- THE TASK -
Without the pictures, print the lines running from the beginning of the material to the line containing "-0.05, 0.0, 0.05, 0.1, 0.15, 0.1, 0.2, 0.2, 0.35, 0.1]", both ends included.

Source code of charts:

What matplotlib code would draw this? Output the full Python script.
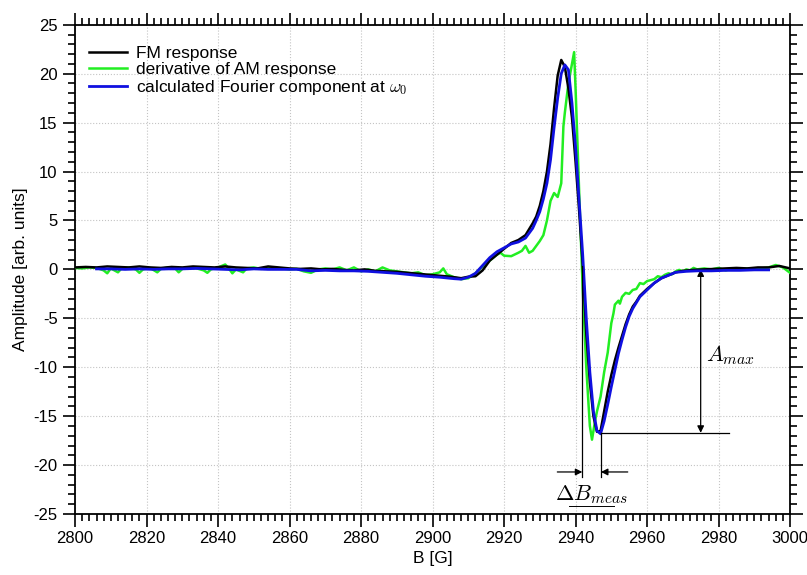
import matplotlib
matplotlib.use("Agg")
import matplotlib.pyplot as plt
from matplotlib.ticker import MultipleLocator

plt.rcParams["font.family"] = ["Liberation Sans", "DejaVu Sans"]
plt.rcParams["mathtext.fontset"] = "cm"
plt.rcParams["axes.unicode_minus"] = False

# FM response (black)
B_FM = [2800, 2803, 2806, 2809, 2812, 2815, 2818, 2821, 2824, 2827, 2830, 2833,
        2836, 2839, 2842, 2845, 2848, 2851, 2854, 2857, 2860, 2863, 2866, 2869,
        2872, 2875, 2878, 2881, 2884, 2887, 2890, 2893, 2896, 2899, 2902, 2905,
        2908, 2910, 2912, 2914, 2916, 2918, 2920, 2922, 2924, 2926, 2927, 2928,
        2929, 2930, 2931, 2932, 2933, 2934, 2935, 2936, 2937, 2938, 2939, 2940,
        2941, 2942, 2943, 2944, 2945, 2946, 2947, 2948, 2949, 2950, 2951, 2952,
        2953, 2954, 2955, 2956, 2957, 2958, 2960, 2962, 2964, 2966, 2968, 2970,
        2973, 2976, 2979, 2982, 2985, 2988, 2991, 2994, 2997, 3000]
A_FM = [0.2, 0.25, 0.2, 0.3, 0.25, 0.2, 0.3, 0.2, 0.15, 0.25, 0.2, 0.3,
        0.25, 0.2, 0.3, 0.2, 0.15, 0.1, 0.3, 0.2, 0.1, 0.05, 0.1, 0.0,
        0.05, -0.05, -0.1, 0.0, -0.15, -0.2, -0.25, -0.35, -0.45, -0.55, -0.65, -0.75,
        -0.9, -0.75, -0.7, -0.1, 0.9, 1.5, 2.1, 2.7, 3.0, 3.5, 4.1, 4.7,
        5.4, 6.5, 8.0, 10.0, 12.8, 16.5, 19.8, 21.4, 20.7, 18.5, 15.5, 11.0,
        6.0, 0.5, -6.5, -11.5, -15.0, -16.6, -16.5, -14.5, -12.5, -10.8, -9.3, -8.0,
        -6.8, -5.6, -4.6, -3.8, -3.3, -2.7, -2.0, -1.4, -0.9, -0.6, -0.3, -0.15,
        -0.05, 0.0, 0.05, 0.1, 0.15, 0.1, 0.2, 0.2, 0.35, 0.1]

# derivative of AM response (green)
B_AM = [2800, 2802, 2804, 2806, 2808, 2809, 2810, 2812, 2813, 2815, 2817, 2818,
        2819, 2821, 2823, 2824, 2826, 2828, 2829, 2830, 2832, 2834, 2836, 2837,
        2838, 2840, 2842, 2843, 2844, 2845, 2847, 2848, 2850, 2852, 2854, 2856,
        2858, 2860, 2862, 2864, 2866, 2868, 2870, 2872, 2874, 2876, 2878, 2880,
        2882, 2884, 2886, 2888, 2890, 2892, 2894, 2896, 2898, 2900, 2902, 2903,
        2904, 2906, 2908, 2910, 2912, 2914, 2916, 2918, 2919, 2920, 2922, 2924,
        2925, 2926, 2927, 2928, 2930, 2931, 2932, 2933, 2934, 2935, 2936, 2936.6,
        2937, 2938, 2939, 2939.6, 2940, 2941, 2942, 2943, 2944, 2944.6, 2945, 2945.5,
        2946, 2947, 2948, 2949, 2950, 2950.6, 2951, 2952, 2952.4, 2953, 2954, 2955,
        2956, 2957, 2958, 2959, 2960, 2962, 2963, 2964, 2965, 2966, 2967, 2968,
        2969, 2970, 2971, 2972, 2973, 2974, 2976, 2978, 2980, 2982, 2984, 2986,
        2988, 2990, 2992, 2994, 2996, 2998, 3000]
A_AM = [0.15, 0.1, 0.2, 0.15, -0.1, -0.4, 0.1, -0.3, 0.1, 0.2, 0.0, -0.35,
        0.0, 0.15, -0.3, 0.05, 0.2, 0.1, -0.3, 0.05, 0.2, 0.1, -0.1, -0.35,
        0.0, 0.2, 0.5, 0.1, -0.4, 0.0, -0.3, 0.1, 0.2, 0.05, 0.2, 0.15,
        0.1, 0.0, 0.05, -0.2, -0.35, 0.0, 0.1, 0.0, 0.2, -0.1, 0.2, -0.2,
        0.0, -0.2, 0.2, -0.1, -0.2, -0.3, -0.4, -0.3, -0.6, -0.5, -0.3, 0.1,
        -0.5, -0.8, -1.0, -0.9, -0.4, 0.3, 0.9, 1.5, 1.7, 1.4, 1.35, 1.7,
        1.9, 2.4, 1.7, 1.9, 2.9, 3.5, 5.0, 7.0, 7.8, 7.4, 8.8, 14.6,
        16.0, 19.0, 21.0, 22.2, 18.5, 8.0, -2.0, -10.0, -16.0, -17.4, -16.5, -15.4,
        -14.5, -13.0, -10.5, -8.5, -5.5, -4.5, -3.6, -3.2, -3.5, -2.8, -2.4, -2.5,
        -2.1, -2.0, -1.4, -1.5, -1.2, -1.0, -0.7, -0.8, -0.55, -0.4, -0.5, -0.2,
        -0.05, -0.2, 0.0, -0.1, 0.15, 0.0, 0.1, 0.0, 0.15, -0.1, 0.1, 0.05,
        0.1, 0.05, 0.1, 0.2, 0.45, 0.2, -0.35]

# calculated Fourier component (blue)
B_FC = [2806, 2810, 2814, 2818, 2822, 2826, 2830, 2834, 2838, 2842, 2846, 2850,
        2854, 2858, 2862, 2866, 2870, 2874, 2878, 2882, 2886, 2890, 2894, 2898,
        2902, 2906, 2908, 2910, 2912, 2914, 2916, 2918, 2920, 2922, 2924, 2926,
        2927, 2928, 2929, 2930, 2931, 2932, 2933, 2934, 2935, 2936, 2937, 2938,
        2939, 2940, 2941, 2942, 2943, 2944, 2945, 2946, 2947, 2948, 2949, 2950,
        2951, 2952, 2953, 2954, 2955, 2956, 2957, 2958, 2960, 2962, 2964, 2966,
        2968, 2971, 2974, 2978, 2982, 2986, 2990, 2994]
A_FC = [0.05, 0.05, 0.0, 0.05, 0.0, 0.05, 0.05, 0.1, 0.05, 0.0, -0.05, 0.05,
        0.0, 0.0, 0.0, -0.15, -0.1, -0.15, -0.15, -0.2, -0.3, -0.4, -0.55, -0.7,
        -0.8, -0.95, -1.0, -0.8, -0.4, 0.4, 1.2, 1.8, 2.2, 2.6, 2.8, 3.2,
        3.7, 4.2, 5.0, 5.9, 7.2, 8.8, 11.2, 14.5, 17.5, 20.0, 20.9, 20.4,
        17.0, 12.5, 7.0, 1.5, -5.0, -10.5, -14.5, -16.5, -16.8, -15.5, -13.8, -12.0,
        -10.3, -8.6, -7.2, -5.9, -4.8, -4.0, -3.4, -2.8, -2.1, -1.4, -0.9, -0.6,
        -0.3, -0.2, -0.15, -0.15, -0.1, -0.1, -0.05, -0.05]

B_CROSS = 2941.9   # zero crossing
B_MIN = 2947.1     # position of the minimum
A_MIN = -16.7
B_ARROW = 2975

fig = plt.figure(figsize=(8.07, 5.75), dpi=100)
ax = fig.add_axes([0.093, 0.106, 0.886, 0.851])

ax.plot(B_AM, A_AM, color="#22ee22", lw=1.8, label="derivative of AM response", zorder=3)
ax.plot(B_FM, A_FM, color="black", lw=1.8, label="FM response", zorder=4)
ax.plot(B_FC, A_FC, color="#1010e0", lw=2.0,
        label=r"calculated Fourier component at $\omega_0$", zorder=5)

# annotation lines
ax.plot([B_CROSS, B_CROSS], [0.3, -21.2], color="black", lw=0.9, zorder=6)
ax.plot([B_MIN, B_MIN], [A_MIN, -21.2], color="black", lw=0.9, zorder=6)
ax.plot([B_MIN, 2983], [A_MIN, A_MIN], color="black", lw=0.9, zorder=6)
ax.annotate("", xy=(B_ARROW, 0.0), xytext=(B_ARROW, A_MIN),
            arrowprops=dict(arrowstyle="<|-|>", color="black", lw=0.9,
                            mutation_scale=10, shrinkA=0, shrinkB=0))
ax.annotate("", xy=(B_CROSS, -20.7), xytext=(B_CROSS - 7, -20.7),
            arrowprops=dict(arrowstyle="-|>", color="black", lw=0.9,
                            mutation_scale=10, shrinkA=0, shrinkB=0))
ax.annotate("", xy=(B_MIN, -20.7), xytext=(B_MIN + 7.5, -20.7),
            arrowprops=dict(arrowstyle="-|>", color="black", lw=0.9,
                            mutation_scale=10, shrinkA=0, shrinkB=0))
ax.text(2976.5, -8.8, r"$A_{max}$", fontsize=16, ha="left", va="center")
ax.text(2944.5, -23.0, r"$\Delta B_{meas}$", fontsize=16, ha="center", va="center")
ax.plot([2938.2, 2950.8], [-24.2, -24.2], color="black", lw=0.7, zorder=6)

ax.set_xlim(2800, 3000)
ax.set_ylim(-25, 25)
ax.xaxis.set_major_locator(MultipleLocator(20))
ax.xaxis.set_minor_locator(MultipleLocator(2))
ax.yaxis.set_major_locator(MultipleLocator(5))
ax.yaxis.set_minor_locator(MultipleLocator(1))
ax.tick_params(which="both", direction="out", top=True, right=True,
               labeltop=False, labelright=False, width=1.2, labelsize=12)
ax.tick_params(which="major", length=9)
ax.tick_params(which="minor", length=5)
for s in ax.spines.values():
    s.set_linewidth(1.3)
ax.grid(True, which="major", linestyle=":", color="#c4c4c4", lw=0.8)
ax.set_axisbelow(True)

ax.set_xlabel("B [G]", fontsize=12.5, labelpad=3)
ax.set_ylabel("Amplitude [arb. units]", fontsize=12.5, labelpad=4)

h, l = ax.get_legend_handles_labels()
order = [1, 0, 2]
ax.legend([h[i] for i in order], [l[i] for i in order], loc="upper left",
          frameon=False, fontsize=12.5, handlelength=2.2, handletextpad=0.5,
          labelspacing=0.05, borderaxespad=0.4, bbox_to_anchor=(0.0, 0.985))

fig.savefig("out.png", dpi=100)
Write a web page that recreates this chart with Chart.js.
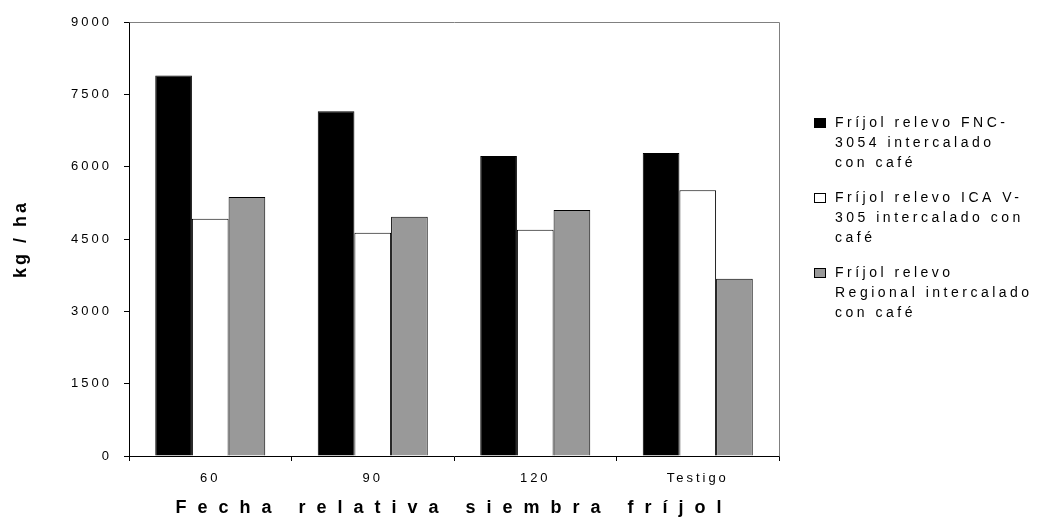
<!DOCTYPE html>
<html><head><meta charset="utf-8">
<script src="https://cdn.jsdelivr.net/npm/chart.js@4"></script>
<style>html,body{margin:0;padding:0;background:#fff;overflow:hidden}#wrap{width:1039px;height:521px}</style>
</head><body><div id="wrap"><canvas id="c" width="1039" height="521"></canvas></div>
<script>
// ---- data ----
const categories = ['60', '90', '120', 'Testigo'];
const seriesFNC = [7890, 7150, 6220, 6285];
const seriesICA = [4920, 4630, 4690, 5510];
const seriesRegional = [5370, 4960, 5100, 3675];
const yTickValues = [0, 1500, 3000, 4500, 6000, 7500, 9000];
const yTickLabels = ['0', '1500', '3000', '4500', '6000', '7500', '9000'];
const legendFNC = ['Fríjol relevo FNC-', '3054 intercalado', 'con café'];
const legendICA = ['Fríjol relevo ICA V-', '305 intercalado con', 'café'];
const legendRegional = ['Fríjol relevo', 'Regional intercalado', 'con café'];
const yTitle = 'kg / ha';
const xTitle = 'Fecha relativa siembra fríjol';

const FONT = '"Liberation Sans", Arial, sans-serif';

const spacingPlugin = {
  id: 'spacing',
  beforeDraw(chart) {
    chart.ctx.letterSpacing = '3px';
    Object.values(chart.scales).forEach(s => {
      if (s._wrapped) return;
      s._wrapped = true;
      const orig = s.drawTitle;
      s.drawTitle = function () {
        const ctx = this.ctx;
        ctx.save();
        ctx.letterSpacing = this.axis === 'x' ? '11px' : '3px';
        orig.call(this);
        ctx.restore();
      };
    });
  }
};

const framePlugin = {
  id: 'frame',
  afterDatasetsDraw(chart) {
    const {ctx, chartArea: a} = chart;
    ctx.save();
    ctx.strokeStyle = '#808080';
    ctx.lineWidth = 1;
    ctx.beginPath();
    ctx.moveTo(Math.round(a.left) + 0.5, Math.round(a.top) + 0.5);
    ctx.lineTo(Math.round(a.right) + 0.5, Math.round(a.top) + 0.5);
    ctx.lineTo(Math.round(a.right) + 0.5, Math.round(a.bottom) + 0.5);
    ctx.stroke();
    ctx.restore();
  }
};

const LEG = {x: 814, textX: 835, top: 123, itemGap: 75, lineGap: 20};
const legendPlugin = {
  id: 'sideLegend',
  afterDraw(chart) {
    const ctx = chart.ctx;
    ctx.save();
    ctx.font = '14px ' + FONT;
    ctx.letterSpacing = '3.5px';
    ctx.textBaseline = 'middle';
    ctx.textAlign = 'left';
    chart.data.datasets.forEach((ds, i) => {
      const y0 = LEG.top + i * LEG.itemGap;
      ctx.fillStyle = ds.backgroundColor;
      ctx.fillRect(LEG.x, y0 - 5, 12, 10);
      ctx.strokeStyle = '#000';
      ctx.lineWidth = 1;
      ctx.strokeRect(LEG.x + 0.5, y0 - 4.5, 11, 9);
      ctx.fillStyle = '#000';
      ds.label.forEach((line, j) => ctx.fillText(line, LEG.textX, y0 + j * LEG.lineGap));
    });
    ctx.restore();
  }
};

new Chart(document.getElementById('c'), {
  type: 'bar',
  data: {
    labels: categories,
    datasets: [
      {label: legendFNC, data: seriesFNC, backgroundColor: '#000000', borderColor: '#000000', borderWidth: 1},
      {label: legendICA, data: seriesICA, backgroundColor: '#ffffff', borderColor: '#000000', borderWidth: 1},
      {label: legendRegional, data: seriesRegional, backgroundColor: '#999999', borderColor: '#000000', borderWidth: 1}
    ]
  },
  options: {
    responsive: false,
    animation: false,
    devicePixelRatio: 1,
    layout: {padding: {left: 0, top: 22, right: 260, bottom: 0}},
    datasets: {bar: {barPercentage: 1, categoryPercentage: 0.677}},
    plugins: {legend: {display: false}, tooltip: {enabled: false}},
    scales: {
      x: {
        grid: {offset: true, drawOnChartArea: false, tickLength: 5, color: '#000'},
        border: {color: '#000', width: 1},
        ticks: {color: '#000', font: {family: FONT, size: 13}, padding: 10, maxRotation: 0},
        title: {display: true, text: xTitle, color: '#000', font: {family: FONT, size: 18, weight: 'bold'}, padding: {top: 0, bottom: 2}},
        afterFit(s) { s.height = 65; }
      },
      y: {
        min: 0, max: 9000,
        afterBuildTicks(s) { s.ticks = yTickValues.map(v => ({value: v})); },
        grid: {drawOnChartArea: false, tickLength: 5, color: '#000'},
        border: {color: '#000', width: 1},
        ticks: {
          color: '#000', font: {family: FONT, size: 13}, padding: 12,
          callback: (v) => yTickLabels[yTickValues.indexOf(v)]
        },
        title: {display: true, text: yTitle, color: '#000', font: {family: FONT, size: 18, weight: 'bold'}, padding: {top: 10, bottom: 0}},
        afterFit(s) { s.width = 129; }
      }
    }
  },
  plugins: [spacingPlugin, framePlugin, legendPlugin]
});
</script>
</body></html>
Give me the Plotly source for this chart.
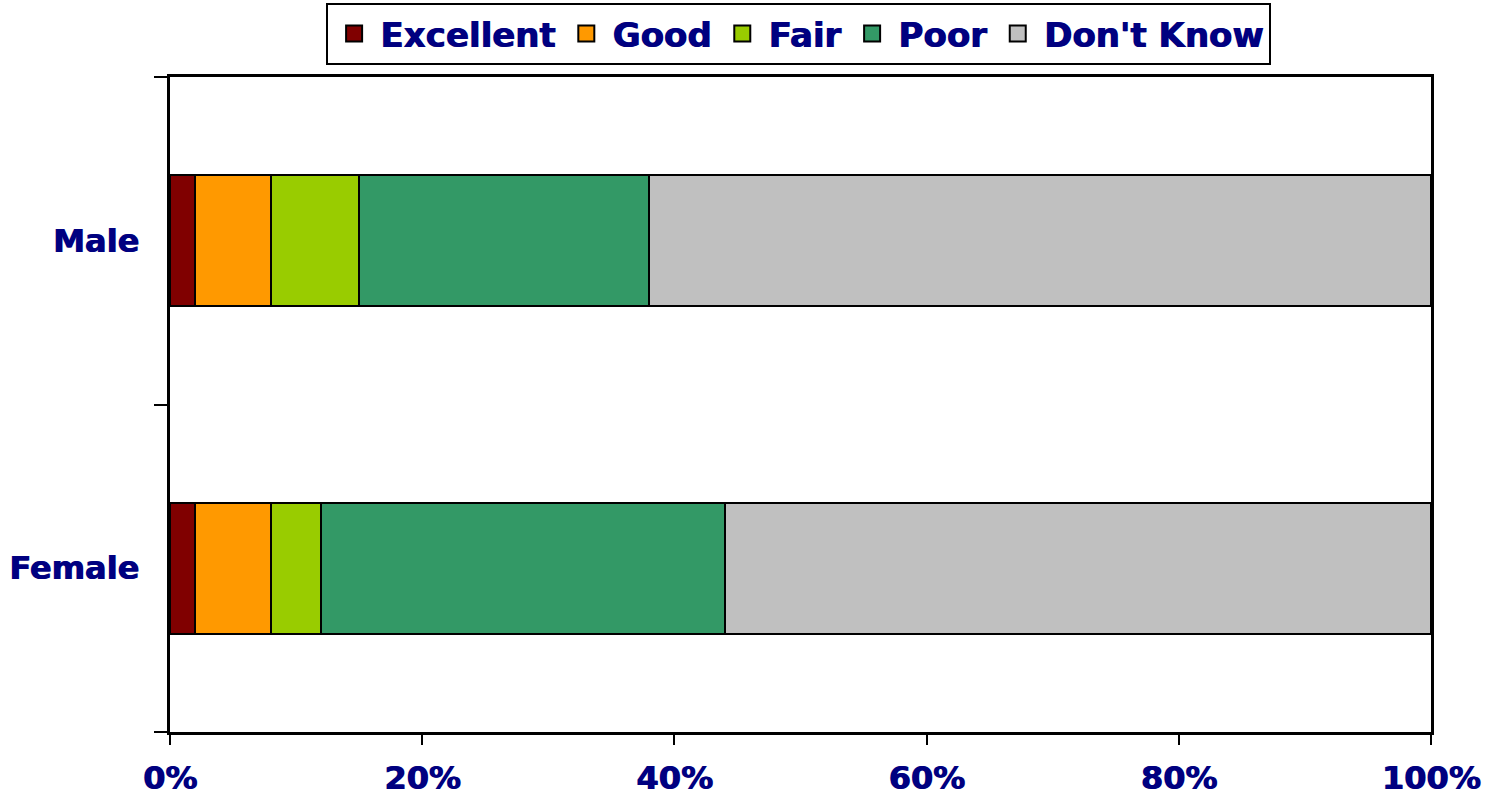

- IN RESPONSE -
What matplotlib code would draw this? Output the full Python script.
import matplotlib
matplotlib.use("Agg")
import matplotlib.pyplot as plt
from matplotlib.ticker import MultipleLocator

plt.rcParams["font.family"] = ["Liberation Sans", "DejaVu Sans"]
plt.rcParams["mathtext.fontset"] = "cm"
plt.rcParams["axes.unicode_minus"] = False

# FM response (black)
B_FM = [2800, 2803, 2806, 2809, 2812, 2815, 2818, 2821, 2824, 2827, 2830, 2833,
        2836, 2839, 2842, 2845, 2848, 2851, 2854, 2857, 2860, 2863, 2866, 2869,
        2872, 2875, 2878, 2881, 2884, 2887, 2890, 2893, 2896, 2899, 2902, 2905,
        2908, 2910, 2912, 2914, 2916, 2918, 2920, 2922, 2924, 2926, 2927, 2928,
        2929, 2930, 2931, 2932, 2933, 2934, 2935, 2936, 2937, 2938, 2939, 2940,
        2941, 2942, 2943, 2944, 2945, 2946, 2947, 2948, 2949, 2950, 2951, 2952,
        2953, 2954, 2955, 2956, 2957, 2958, 2960, 2962, 2964, 2966, 2968, 2970,
        2973, 2976, 2979, 2982, 2985, 2988, 2991, 2994, 2997, 3000]
A_FM = [0.2, 0.25, 0.2, 0.3, 0.25, 0.2, 0.3, 0.2, 0.15, 0.25, 0.2, 0.3,
        0.25, 0.2, 0.3, 0.2, 0.15, 0.1, 0.3, 0.2, 0.1, 0.05, 0.1, 0.0,
        0.05, -0.05, -0.1, 0.0, -0.15, -0.2, -0.25, -0.35, -0.45, -0.55, -0.65, -0.75,
        -0.9, -0.75, -0.7, -0.1, 0.9, 1.5, 2.1, 2.7, 3.0, 3.5, 4.1, 4.7,
        5.4, 6.5, 8.0, 10.0, 12.8, 16.5, 19.8, 21.4, 20.7, 18.5, 15.5, 11.0,
        6.0, 0.5, -6.5, -11.5, -15.0, -16.6, -16.5, -14.5, -12.5, -10.8, -9.3, -8.0,
        -6.8, -5.6, -4.6, -3.8, -3.3, -2.7, -2.0, -1.4, -0.9, -0.6, -0.3, -0.15,
        -0.05, 0.0, 0.05, 0.1, 0.15, 0.1, 0.2, 0.2, 0.35, 0.1]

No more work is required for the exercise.